I set up a simulation using a very similar design to yours with some minor modifications.The first circuit didn't get its fair day in court. I put its output through my recently-made IF amplifier and I am only now discovering it to be a source of distortion. I'll have to fix it.
I'll play with the first circuit today after my chores and see what it can do. I think it should actually be a high fidelity circuit. Have you noticed that both circuits are purely passive? And, except for the LC tank at the output of the second one, they're not tuned. This is an advantage for me since I intend to put an AM modulator in its own aluminum box and use it for experiments.

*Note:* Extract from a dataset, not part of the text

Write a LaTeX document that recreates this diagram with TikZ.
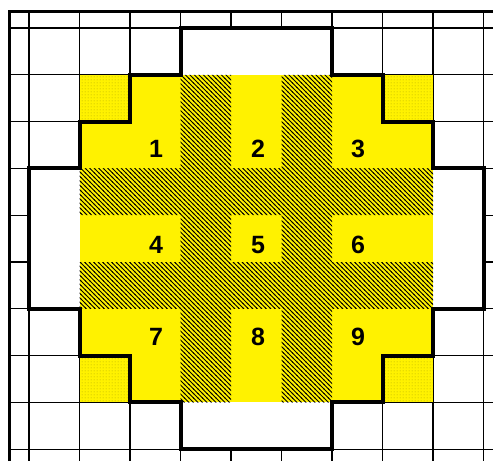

I'm waiting for a couple ICs in the mail so I can breadboard them and then pick the best modulator for the box.
The trick is (as suggested) to correctly filter the output. I used a PI section high pass matching filter between the output transistor collector and a 1KΩ load resistance. One can match to a range of load resistances.
The resulting AM was good quality with some very minor distortion. This showed up as low level residual sidebands in the frequency spectrum.
Of course adding the matching network limits the operation to a small frequency band - something you seem to be wanting to avoid.
One doesn't need to drive the signals into distortion - the differential pair gain modulation effect works quite well in the linear region.
Another approach, which seems to have promise, is to replace the output transistor collector resistor with a RF transformer with a suitably loaded secondary. This would give a potentially greater bandwidth as the transformer needs only to reject the low frequency modulation signal component in the composite waveform. So this might fit with your requirement for an "untuned" device.